New York Times: As the competition heats up, so does a fight over homegrown peppers
Chile peppers are to New Mexico what oranges are to Florida, apples are to Washington and peanuts are to Virginia: a defining source of chest-thumping pride. It is also the state's official vegetable and the reason for such thing as the state's official question - "Red or green?"
Chile peppers are a crop under assault, though - from foreign competitors like Mexico, where harvesting could cost less than one-third of what it costs in New Mexico.
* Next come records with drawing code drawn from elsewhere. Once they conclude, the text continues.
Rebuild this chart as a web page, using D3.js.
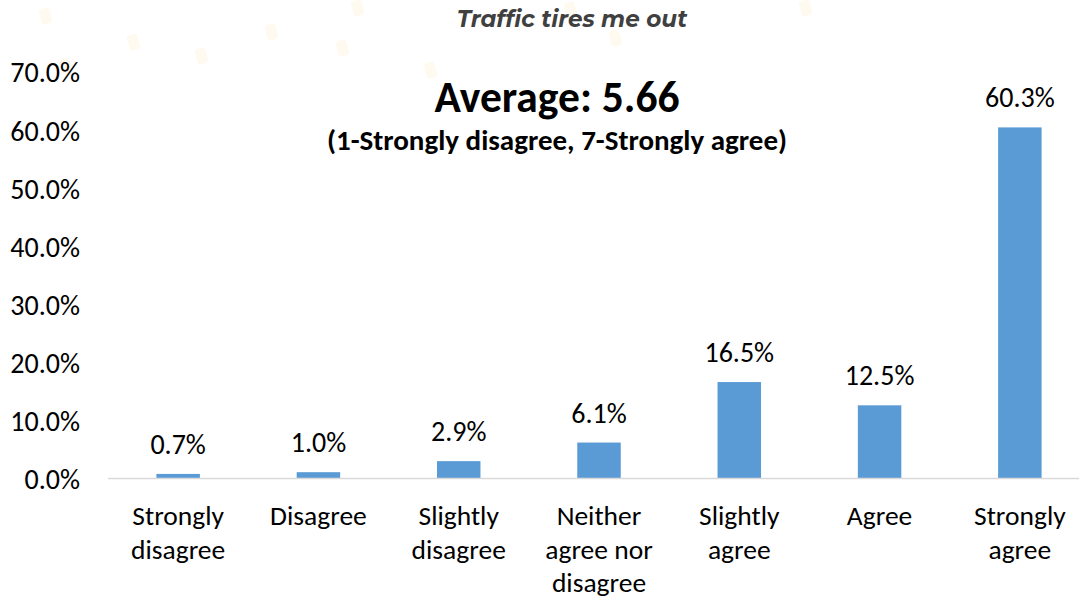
<!DOCTYPE html>
<html><head><meta charset="utf-8">
<script src="https://cdn.jsdelivr.net/npm/d3@7"></script>
<style>body{margin:0;background:#fff;}svg{display:block;}</style>
</head><body>
<svg id="c" width="1079" height="600"></svg>
<script>
const categories = [["Strongly","disagree"],["Disagree"],["Slightly","disagree"],["Neither","agree nor","disagree"],["Slightly","agree"],["Agree"],["Strongly","agree"]];
const values = [0.007, 0.010, 0.029, 0.061, 0.165, 0.125, 0.603];
const yTicks = [0, 0.1, 0.2, 0.3, 0.4, 0.5, 0.6, 0.7];
const title = "Traffic tires me out";
const avgText = "Average: 5.66";
const scaleText = "(1-Strongly disagree, 7-Strongly agree)";

const svg = d3.select("#c");
const F = "Carlito, Lato, 'Open Sans', sans-serif";

// faint decorative background dots
const deco = [[40,8],[128,34],[196,48],[266,24],[337,40],[425,62],[60,58],[352,0],[610,30],[565,2],[800,0]];
svg.selectAll("rect.deco").data(deco).enter().append("rect")
  .attr("x",d=>d[0]).attr("y",d=>d[1]).attr("width",11).attr("height",16).attr("rx",4)
  .attr("fill","#fffaf0").attr("transform",d=>`rotate(-15,${d[0]+6},${d[1]+8})`);

const x = d3.scaleBand().domain(d3.range(values.length)).range([108,1090]).paddingInner(0.69).paddingOuter(0.345);
const y = d3.scaleLinear().domain([0,0.7]).range([478,71]);

// y axis labels
const yAxis = d3.axisLeft(y).tickValues(yTicks).tickFormat(d3.format(".1%")).tickSize(0).tickPadding(0);
const ga = svg.append("g").attr("transform","translate(80,2)").call(yAxis);
ga.select(".domain").remove();
ga.selectAll("text").attr("font-family",F).attr("font-size",28).attr("fill","#000");

// bars
svg.selectAll("rect.bar").data(values).enter().append("rect").attr("class","bar")
  .attr("x",(d,i)=>x(i)).attr("width",x.bandwidth())
  .attr("y",d=>y(d)).attr("height",d=>y(0)-y(d)).attr("fill","#5b9bd5");

// baseline
svg.append("line").attr("x1",108).attr("x2",1079).attr("y1",y(0)+0.5).attr("y2",y(0)+0.5)
  .attr("stroke","#d9d9d9").attr("stroke-width",1.5);

// value labels
svg.selectAll("text.val").data(values).enter().append("text")
  .attr("x",(d,i)=>x(i)+x.bandwidth()/2).attr("y",d=>y(d)-20)
  .attr("text-anchor","middle").attr("font-family",F).attr("font-size",28).attr("fill","#000")
  .text(d=>d3.format(".1%")(d));

// category labels
const cg = svg.selectAll("text.cat").data(categories).enter().append("text")
  .attr("text-anchor","middle").attr("font-family",F).attr("font-size",27.5).attr("fill","#000");
cg.selectAll("tspan").data((d,i)=>d.map(s=>({s,i}))).enter().append("tspan")
  .attr("x",d=>x(d.i)+x.bandwidth()/2).attr("y",(d,j)=>525+j*33.5).text(d=>d.s);

// titles
svg.append("text").attr("x",572).attr("y",27).attr("text-anchor","middle")
  .attr("font-family","Montserrat, 'Open Sans', sans-serif").attr("font-style","italic").attr("font-weight",700)
  .attr("font-size",23).attr("fill","#404040").text(title);
svg.append("text").attr("x",557).attr("y",112).attr("text-anchor","middle")
  .attr("font-family",F).attr("font-weight",700).attr("font-size",43.5).attr("fill","#000").text(avgText);
svg.append("text").attr("x",557).attr("y",150).attr("text-anchor","middle")
  .attr("font-family",F).attr("font-weight",700).attr("font-size",29).attr("fill","#000").text(scaleText);
</script>
</body></html>
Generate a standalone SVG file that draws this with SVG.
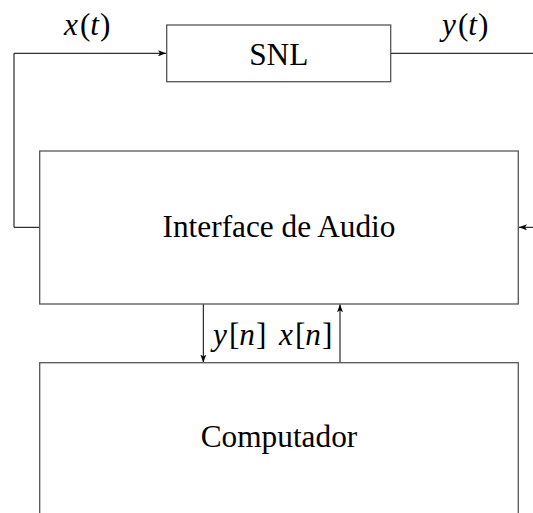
<svg xmlns="http://www.w3.org/2000/svg" width="533" height="513" viewBox="0 0 533 513">
<defs>
<style>
.box{fill:#fff;stroke:#555;stroke-width:1.3}
.wire{fill:none;stroke:#000;stroke-width:1}
text{font-family:'Liberation Serif','Times New Roman','DejaVu Serif',serif;font-size:31.3px;fill:#000}
.it{font-style:italic}
</style>
<marker id="ah" viewBox="0 0 8 6" refX="8" refY="3" markerWidth="8" markerHeight="6" markerUnits="userSpaceOnUse" orient="auto">
<path d="M0,0 L8,3 L0,6 L2,3 Z" fill="#000"/>
</marker>
</defs>
<g id="connectors">
<path class="wire" d="M39.7,227.3 H14 V53.3 H166" marker-end="url(#ah)"/>
<path class="wire" d="M390.7,53.3 H533"/>
<path class="wire" d="M533,227.3 H519" marker-end="url(#ah)"/>
<path class="wire" d="M203.3,304 V362.5" marker-end="url(#ah)"/>
<path class="wire" d="M340,362.7 V304.3" marker-end="url(#ah)"/>
<text x="64" y="35" font-family="Liberation Serif, DejaVu Serif, serif"><tspan class="it">x</tspan><tspan dx="2">(</tspan><tspan class="it">t</tspan><tspan dx="1">)</tspan></text>
<text x="442" y="35" font-family="Liberation Serif, DejaVu Serif, serif"><tspan class="it">y</tspan><tspan dx="2">(</tspan><tspan class="it">t</tspan><tspan dx="1">)</tspan></text>
<text x="213" y="345" font-family="Liberation Serif, DejaVu Serif, serif"><tspan class="it">y</tspan><tspan dx="2">[</tspan><tspan class="it">n</tspan><tspan dx="1">]</tspan></text>
<text x="279" y="345" font-family="Liberation Serif, DejaVu Serif, serif"><tspan class="it">x</tspan><tspan dx="2">[</tspan><tspan class="it">n</tspan><tspan dx="1">]</tspan></text>
</g>
<g id="snl">
<rect class="box" x="166.7" y="25" width="224" height="56.7"/>
<text x="278.7" y="65" text-anchor="middle" font-family="Liberation Serif, DejaVu Serif, serif">SNL</text>
</g>
<g id="interface">
<rect class="box" x="39.7" y="151" width="478.6" height="153"/>
<text x="279" y="236.7" text-anchor="middle" font-family="Liberation Serif, DejaVu Serif, serif">Interface de Audio</text>
</g>
<g id="computador">
<rect class="box" x="39.7" y="362.7" width="478.6" height="170"/>
<text x="279" y="446.7" text-anchor="middle" font-family="Liberation Serif, DejaVu Serif, serif">Computador</text>
</g>
</svg>
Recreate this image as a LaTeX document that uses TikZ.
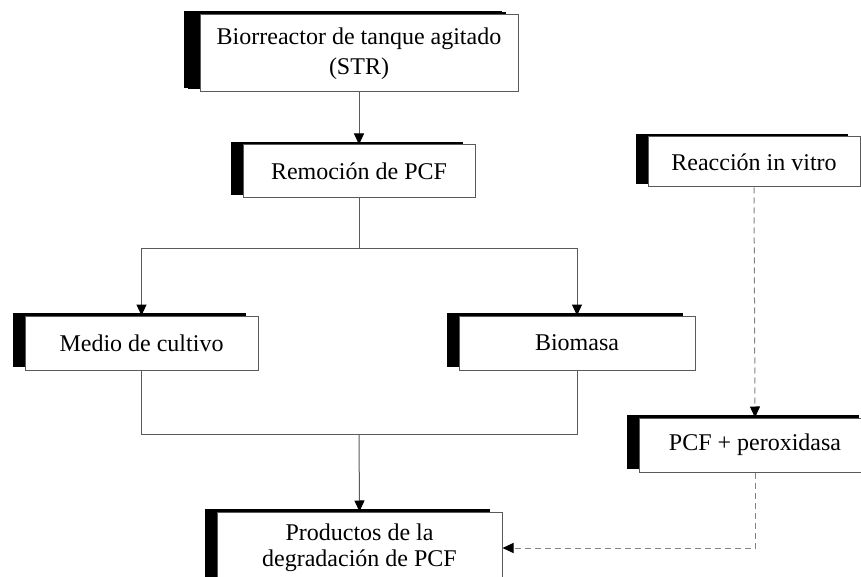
\documentclass[tikz,border=0pt]{standalone}
\usepackage{fontspec}
\setmainfont{Liberation Serif}
\usetikzlibrary{arrows.meta,positioning,shadows}
\definecolor{linegray}{RGB}{90,90,90}
\definecolor{dashgray}{RGB}{130,130,130}

\begin{document}
\begin{tikzpicture}[x=1pt,y=-1pt,
      caja/.style={draw=linegray,line width=1pt,fill=white,align=center,inner sep=0pt,
        font=\fontsize{24}{30}\selectfont,
        general shadow={fill=black,shadow xshift=-12pt,shadow yshift=3pt}},
      flecha/.style={line width=1pt,draw=linegray,-{Triangle[length=11pt,width=10pt,color=black]}},
      linea/.style={line width=1pt,draw=linegray},
      discont/.style={line width=1pt,draw=dashgray,dash pattern=on 6pt off 4pt}]
      \clip (0,0) rectangle (861,577);
      \node[caja,minimum width=318pt,minimum height=77pt,
        general shadow={fill=black,shadow xshift=-16pt,shadow yshift=4pt}] (bio) at (359,53.5)
        {Biorreactor de tanque agitado\\(STR)};
      \node[caja,minimum width=232pt,minimum height=53pt] (rem) at (359,171.5) {Remoción de PCF};
      \node[caja,minimum width=212pt,minimum height=50pt] (rea) at (754,162) {Reacción in vitro};
      \node[caja,minimum width=233pt,minimum height=54pt] (med) at (141.5,343) {Medio de cultivo};
      \node[caja,minimum width=236pt,minimum height=54pt] (bms) at (577,343) {Biomasa};
      \node[caja,minimum width=232pt,minimum height=54pt] (pcf) at (755,445) {PCF + peroxidasa};
      \node[caja,minimum width=285pt,minimum height=72pt,
        font=\fontsize{24}{25.5}\selectfont] (pro) at (359.5,548)
        {Productos de la\\degradación de PCF};
      \coordinate (split) at (359,248);
      \coordinate (join) at (359,434);
      % flujo principal
      \draw[flecha] (bio) -- (rem);
      \draw[linea] (rem.south) -- (split);
      \draw[flecha] (split) -| (med.north);
      \draw[flecha] (split) -| (bms.north);
      \draw[linea] (med.south) |- (join);
      \draw[linea] (bms.south) |- (join);
      \draw[flecha] (join) -- (pro.north);
      % reaccion in vitro
      \draw[discont,-{Triangle[length=11pt,width=10pt,color=black]}] (rea.south) -- (pcf.north);
      \draw[discont,-{Triangle[length=11pt,width=10pt,color=black]}] (pcf.south) |- (pro.east);
    \end{tikzpicture}
\end{document}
Meanwhile, prolific growers in California surpassed the state years ago in the quantity of chile peppers harvested from its fields to become the nation's No. 1 producer, according to statistics from the federal Agriculture Department.
Farmers have also been facing a vexing challenge on the ground: keeping chile grown outside New Mexico from being sold as homegrown, a deceptive practice that is common and hard to detect.
Charlie Marquez, a lobbyist for the New Mexico Chile Association, described the situation as "disturbing." State Representative Rodolpho S. Martinez, a Democrat whose district encompasses the heart of chile country, stared ahead, rubbed his knuckles and called it an "outrage."
Last month, Mr. Martinez introduced a bill to add some teeth to a 2011 law that everyone had hoped would safeguard the status of New Mexico's chiles, but has fallen short. The new bill aims to force out-of-state chile peppers, in their natural and processed forms, to display on their package an unusual disclaimer: "not grown in New Mexico."